682 MICHIGAN QUARTERLY REVIEW
JF: Yes, near La Chapelle d'Angillon, in the Sologne. That's a
lovely case: you can go to see that chateau, and it's most disappointing.
JRB: And is this same image present in Hardy's novels and poems
where he remembers the effacing of rural life, landscapes he knew?
JF: Yes, very clearly. I'm sure that Bockhampton remained for all
Hardy's life something very peculiar, which I don't think he could
ever write about, except metaphorically.
JRB: And in all these cases we have a mythical, archetypal symbol
standing for a retreat from reality, or is there something more positive in all this?

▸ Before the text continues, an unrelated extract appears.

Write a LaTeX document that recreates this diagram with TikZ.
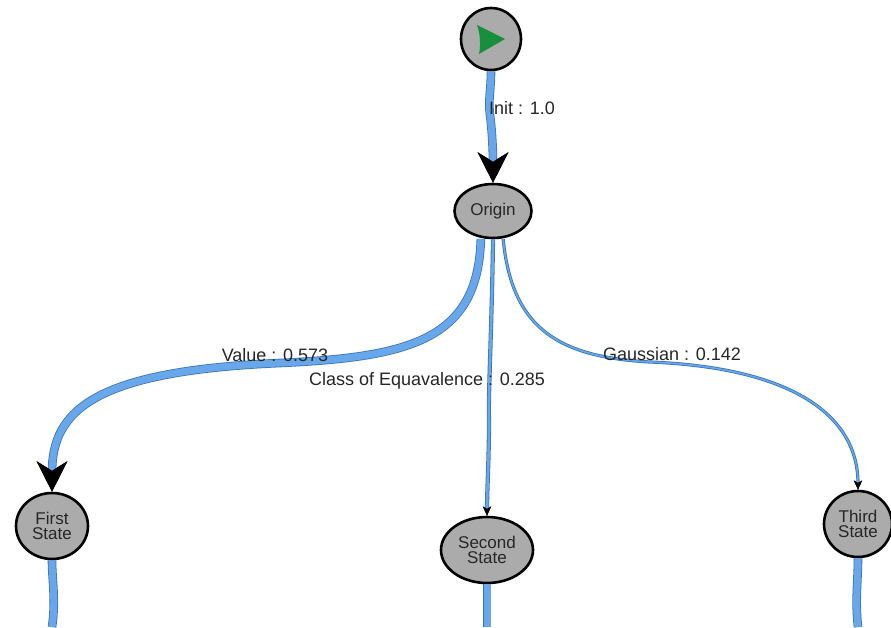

JF: It's a retreat, but I think it is very much a necessary one for the
artistic creation. Hardy lived at Max Gate in his last years: I'm sure
that also was a kind of retreat for him, horrible brick villa though it
is to look at now. But all artists need this, in some way, in order to be
able to write. In a way, it is anti-social; it's not normal society's
notion of the good life at all.
JRB: For me, one of the intriguing aspects of Daniel Martin is your
portrait of America and the Americans. One thing you conclude is
that we are foolishly naive in believing all too literally in our revolutionary declaration which states, without qualification, "All men
are created equal."
JF: What can I say? I've so often-said that I think the great fault in
the French revolutionary triad is that freedom and equality are both
contained in it. This is like saying oil and water are there-they
never, never mix. Modern New York is an example: you walk down
Fifth Avenue with all its luxury shops, you walk a couple of hundred
yards into Central Park, and there are all the winos and tramps,
people obviously in extreme poverty, sleeping on the benches. And
the rats! They've got a plague of rats there at the moment, which I
enjoyed as a natural historian, but that strange juxaposition of
extreme wealth and extreme poverty... it's not only New York, of
course. Any Western capital.
JRB: But I think you're right that most Americans do naively
believe it is literally true that all men are created equal and that the
inequalities you observe in the streets are caused by political or
economic defects in the system, all lying beyond the single individual and his powers.
JF: It's also due to a very naive view of personal responsibility, isn't
it, that if you're a wino sleeping on a Central Park bench, you must
be morally wrong, you're a shirker, you haven't really tried, etc.